**Supplied data**
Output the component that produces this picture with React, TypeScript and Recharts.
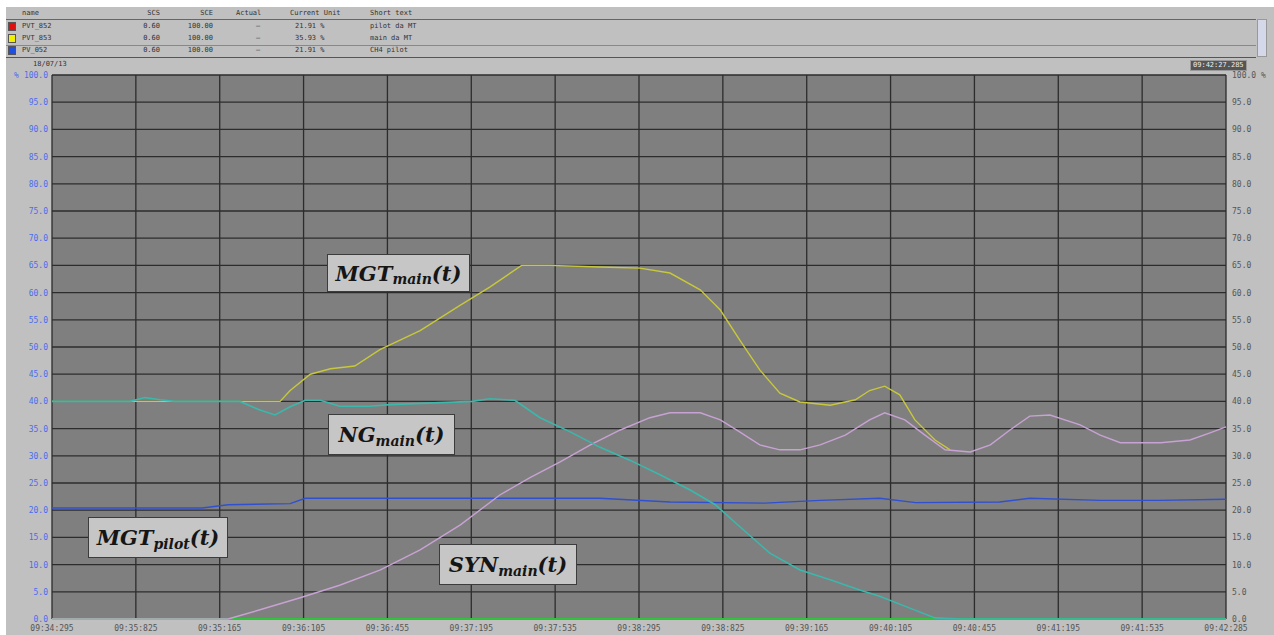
import React from 'react';
import { LineChart, Line, XAxis, YAxis, CartesianGrid } from 'recharts';

const W = 1274;
const H = 635;

// x positions are in grid divisions (0..14), values in %
const timeLabels = [
  '09:34:295', '09:35:825', '09:35:165', '09:36:105', '09:36:455',
  '09:37:195', '09:37:535', '09:38:295', '09:38:825', '09:39:165',
  '09:40:105', '09:40:455', '09:41:195', '09:41:535', '09:42:285',
];
const timeTicks = timeLabels.map((_, i) => i);
const percentTicks = [0, 5, 10, 15, 20, 25, 30, 35, 40, 45, 50, 55, 60, 65, 70, 75, 80, 85, 90, 95, 100];

const mgtMain = [
  { t: 0, v: 40 }, { t: 2.24, v: 40 }, { t: 2.72, v: 40 }, { t: 2.84, v: 42 },
  { t: 3.08, v: 45 }, { t: 3.32, v: 46 }, { t: 3.61, v: 46.5 }, { t: 3.91, v: 49.5 },
  { t: 4.39, v: 53 }, { t: 4.87, v: 57.7 }, { t: 5.22, v: 61 }, { t: 5.6, v: 65 },
  { t: 5.94, v: 65 }, { t: 6.53, v: 64.7 }, { t: 7.01, v: 64.5 }, { t: 7.37, v: 63.6 },
  { t: 7.73, v: 60.5 }, { t: 7.97, v: 56.8 }, { t: 8.2, v: 51.3 }, { t: 8.44, v: 45.8 },
  { t: 8.68, v: 41.5 }, { t: 8.92, v: 39.9 }, { t: 9.28, v: 39.3 }, { t: 9.58, v: 40.3 },
  { t: 9.75, v: 42 }, { t: 9.93, v: 42.8 }, { t: 10.11, v: 41.2 }, { t: 10.29, v: 36.6 },
  { t: 10.53, v: 32.9 }, { t: 10.71, v: 31.1 },
];

const ngMain = [
  { t: 0, v: 40 }, { t: 0.93, v: 40 }, { t: 1.11, v: 40.7 }, { t: 1.29, v: 40.3 },
  { t: 1.46, v: 40 }, { t: 2.24, v: 40 }, { t: 2.48, v: 38.4 }, { t: 2.66, v: 37.5 },
  { t: 2.84, v: 39 }, { t: 3.02, v: 40.2 }, { t: 3.2, v: 40.2 }, { t: 3.43, v: 39.1 },
  { t: 3.79, v: 39.1 }, { t: 4.03, v: 39.4 }, { t: 5.01, v: 40 }, { t: 5.22, v: 40.5 },
  { t: 5.52, v: 40.2 }, { t: 5.82, v: 37 }, { t: 6.18, v: 34.4 }, { t: 6.53, v: 31.6 },
  { t: 6.89, v: 29.2 }, { t: 7.25, v: 26.5 }, { t: 7.61, v: 23.7 }, { t: 7.91, v: 21 },
  { t: 8.2, v: 17 }, { t: 8.56, v: 12.1 }, { t: 8.92, v: 9 }, { t: 9.28, v: 7.2 },
  { t: 9.64, v: 5.3 }, { t: 9.87, v: 4.2 }, { t: 10.23, v: 2 }, { t: 10.53, v: 0.2 },
  { t: 10.82, v: 0 }, { t: 14, v: 0 },
];

const synMain = [
  { t: 0, v: 0 }, { t: 2.1, v: 0 }, { t: 2.48, v: 1.7 }, { t: 2.96, v: 3.9 },
  { t: 3.43, v: 6.2 }, { t: 3.91, v: 9 }, { t: 4.39, v: 12.7 }, { t: 4.87, v: 17.3 },
  { t: 5.34, v: 22.8 }, { t: 5.7, v: 26 }, { t: 6.06, v: 28.9 }, { t: 6.42, v: 32 },
  { t: 6.77, v: 34.7 }, { t: 7.13, v: 37 }, { t: 7.37, v: 37.9 }, { t: 7.73, v: 37.9 },
  { t: 7.97, v: 36.6 }, { t: 8.2, v: 34.4 }, { t: 8.44, v: 32 }, { t: 8.68, v: 31.1 },
  { t: 8.92, v: 31.1 }, { t: 9.16, v: 32 }, { t: 9.46, v: 33.8 }, { t: 9.75, v: 36.6 },
  { t: 9.93, v: 37.9 }, { t: 10.17, v: 36.6 }, { t: 10.41, v: 33.8 }, { t: 10.65, v: 31.1 },
  { t: 10.95, v: 30.7 }, { t: 11.19, v: 32 }, { t: 11.42, v: 34.7 }, { t: 11.66, v: 37.3 },
  { t: 11.9, v: 37.5 }, { t: 12.26, v: 35.7 }, { t: 12.5, v: 33.8 }, { t: 12.74, v: 32.4 },
  { t: 13.22, v: 32.4 }, { t: 13.57, v: 32.9 }, { t: 13.81, v: 34.2 }, { t: 14, v: 35.3 },
];

const mgtPilot = [
  { t: 0, v: 20.4 }, { t: 1.79, v: 20.4 }, { t: 2.1, v: 21 }, { t: 2.84, v: 21.2 },
  { t: 3.02, v: 22.2 }, { t: 6.53, v: 22.2 }, { t: 7.37, v: 21.5 }, { t: 8.5, v: 21.3 },
  { t: 9.16, v: 21.8 }, { t: 9.87, v: 22.2 }, { t: 10.3, v: 21.4 }, { t: 11.3, v: 21.5 },
  { t: 11.66, v: 22.2 }, { t: 12.5, v: 21.8 }, { t: 13.2, v: 21.8 }, { t: 14, v: 22 },
];

const baseline = [{ t: 0, v: 0 }, { t: 14, v: 0 }];

const headerCols = [
  { label: 'name', x: 22, align: 'left' },
  { label: 'SCS', x: 160, align: 'right' },
  { label: 'SCE', x: 213, align: 'right' },
  { label: 'Actual', x: 236, align: 'left' },
  { label: 'Current Unit', x: 290, align: 'left' },
  { label: 'Short text', x: 370, align: 'left' },
];

const tagRows = [
  { name: 'PVT_852', color: '#e01010', scs: '0.60', sce: '100.00', actual: '–', current: '21.91 %', text: 'pilot da MT' },
  { name: 'PVT_853', color: '#f0f000', scs: '0.60', sce: '100.00', actual: '–', current: '35.93 %', text: 'main da MT' },
  { name: 'PV_052', color: '#2050e0', scs: '0.60', sce: '100.00', actual: '–', current: '21.91 %', text: 'CH4 pilot' },
];

const tiny: React.CSSProperties = {
  position: 'absolute',
  fontFamily: '"DejaVu Sans Mono", monospace',
  fontSize: 7,
  color: '#333',
  whiteSpace: 'nowrap',
  lineHeight: '9px',
};

const LeftTick = (props: any) => {
  const { x, y, payload } = props;
  const v = payload.value as number;
  return (
    <g>
      {v === 100 && (
        <text x={14} y={y} dy={3} fontSize={8} fill="#4a6cf0" fontFamily="DejaVu Sans Mono">%</text>
      )}
      <text x={x} y={y} dy={3} textAnchor="end" fontSize={8} fill="#4a6cf0" fontFamily="DejaVu Sans Mono">
        {v.toFixed(1)}
      </text>
    </g>
  );
};

const RightTick = (props: any) => {
  const { x, y, payload } = props;
  const v = payload.value as number;
  return (
    <text x={x} y={y} dy={3} fontSize={8} fill="#555" fontFamily="DejaVu Sans Mono">
      {v === 100 ? '100.0 %' : v.toFixed(1)}
    </text>
  );
};

const TimeTick = (props: any) => {
  const { x, y, payload } = props;
  return (
    <text x={x} y={y} dy={8} textAnchor="middle" fontSize={8} fill="#555" fontFamily="DejaVu Sans Mono">
      {timeLabels[payload.value]}
    </text>
  );
};

const SignalTag = ({ left, top, width, height, name, sub }: any) => (
  <div
    style={{
      position: 'absolute',
      left,
      top,
      width,
      height,
      boxSizing: 'border-box',
      background: '#c6c6c6',
      border: '1px solid #3c3c3c',
      display: 'flex',
      alignItems: 'center',
      justifyContent: 'center',
      fontFamily: '"DejaVu Serif", serif',
      fontStyle: 'italic',
      fontWeight: 'bold',
      fontSize: 21,
      color: '#151515',
    }}
  >
    <span>{name}</span>
    <span style={{ fontSize: 14, position: 'relative', top: 6 }}>{sub}</span>
    <span>(t)</span>
  </div>
);

export default function App() {
  return (
    <div style={{ position: 'absolute', left: 0, top: 0, width: W, height: H, background: '#c0c0c0', overflow: 'hidden' }}>
      <div style={{ position: 'absolute', left: 0, top: 0, width: W, height: 7, background: '#fff' }} />
      <div style={{ position: 'absolute', left: 0, top: 0, width: 6, height: H, background: '#fff' }} />

      {/* tag table */}
      <div style={{ position: 'absolute', left: 6, top: 19, width: 1250, height: 1, background: '#666' }} />
      <div style={{ position: 'absolute', left: 6, top: 45, width: 1250, height: 1, background: '#888' }} />
      <div style={{ position: 'absolute', left: 6, top: 57, width: 1250, height: 1, background: '#555' }} />
      <div style={{ position: 'absolute', left: 1257, top: 19, width: 10, height: 38, background: '#d4d8e8', border: '1px solid #999', boxSizing: 'border-box' }} />
      {headerCols.map((c) => (
        <div key={c.label} style={{ ...tiny, top: 9, ...(c.align === 'right' ? { right: W - c.x } : { left: c.x }) }}>
          {c.label}
        </div>
      ))}
      {tagRows.map((r, i) => {
        const top = 22 + i * 12;
        return (
          <React.Fragment key={r.name}>
            <div style={{ position: 'absolute', left: 8, top, width: 8, height: 9, background: r.color, border: '1px solid #555', boxSizing: 'border-box' }} />
            <div style={{ ...tiny, left: 22, top }}>{r.name}</div>
            <div style={{ ...tiny, right: W - 160, top }}>{r.scs}</div>
            <div style={{ ...tiny, right: W - 213, top }}>{r.sce}</div>
            <div style={{ ...tiny, left: 256, top }}>{r.actual}</div>
            <div style={{ ...tiny, left: 295, top }}>{r.current}</div>
            <div style={{ ...tiny, left: 370, top }}>{r.text}</div>
          </React.Fragment>
        );
      })}
      <div style={{ ...tiny, left: 33, top: 60 }}>18/07/13</div>
      <div style={{ ...tiny, left: 1190, top: 60, background: '#555', color: '#eee', padding: '0 2px', border: '1px solid #999' }}>
        09:42:27.285
      </div>

      <div style={{ position: 'absolute', left: 0, top: 0 }}>
        <LineChart width={W} height={H} margin={{ top: 75, right: 0, bottom: 0, left: 0 }}>
          <CartesianGrid stroke="#2c2c2c" strokeWidth={1.3} fill="#7f7f7f" fillOpacity={1} />
          <XAxis
            dataKey="t"
            type="number"
            domain={[0, 14]}
            ticks={timeTicks}
            height={16}
            axisLine={false}
            tickLine={false}
            tickSize={0}
            tickMargin={4}
            tick={<TimeTick />}
            interval={0}
          />
          <YAxis
            type="number"
            domain={[0, 100]}
            ticks={percentTicks}
            width={52}
            axisLine={false}
            tickLine={false}
            tickSize={0}
            tickMargin={4}
            tick={<LeftTick />}
            interval={0}
          />
          <YAxis
            yAxisId="right"
            orientation="right"
            type="number"
            domain={[0, 100]}
            ticks={percentTicks}
            width={48}
            axisLine={false}
            tickLine={false}
            tickSize={0}
            tickMargin={6}
            tick={<RightTick />}
            interval={0}
          />
          <Line yAxisId="right" data={baseline} dataKey="v" stroke="#2fc23a" strokeWidth={2} dot={false} isAnimationActive={false} />
          <Line data={mgtPilot} dataKey="v" stroke="#3050d0" strokeWidth={1.4} dot={false} isAnimationActive={false} />
          <Line data={mgtMain} dataKey="v" stroke="#c8c83a" strokeWidth={1.4} dot={false} isAnimationActive={false} />
          <Line data={synMain} dataKey="v" stroke="#c8a2d4" strokeWidth={1.4} dot={false} isAnimationActive={false} />
          <Line data={ngMain} dataKey="v" stroke="#3ab8ac" strokeWidth={1.6} dot={false} isAnimationActive={false} />
        </LineChart>
      </div>

      <SignalTag left={327} top={254} width={143} height={38} name="MGT" sub="main" />
      <SignalTag left={328} top={414} width={127} height={41} name="NG" sub="main" />
      <SignalTag left={88} top={517} width={140} height={41} name="MGT" sub="pilot" />
      <SignalTag left={439} top={544} width={138} height={41} name="SYN" sub="main" />
    </div>
  );
}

**Stated exercise**
Search the data above for the string "React" and return every line that has it.

**Response to this task**
Output the component that produces this picture with React, TypeScript and Recharts.
import React from 'react';
const tiny: React.CSSProperties = {
          <React.Fragment key={r.name}>
          </React.Fragment>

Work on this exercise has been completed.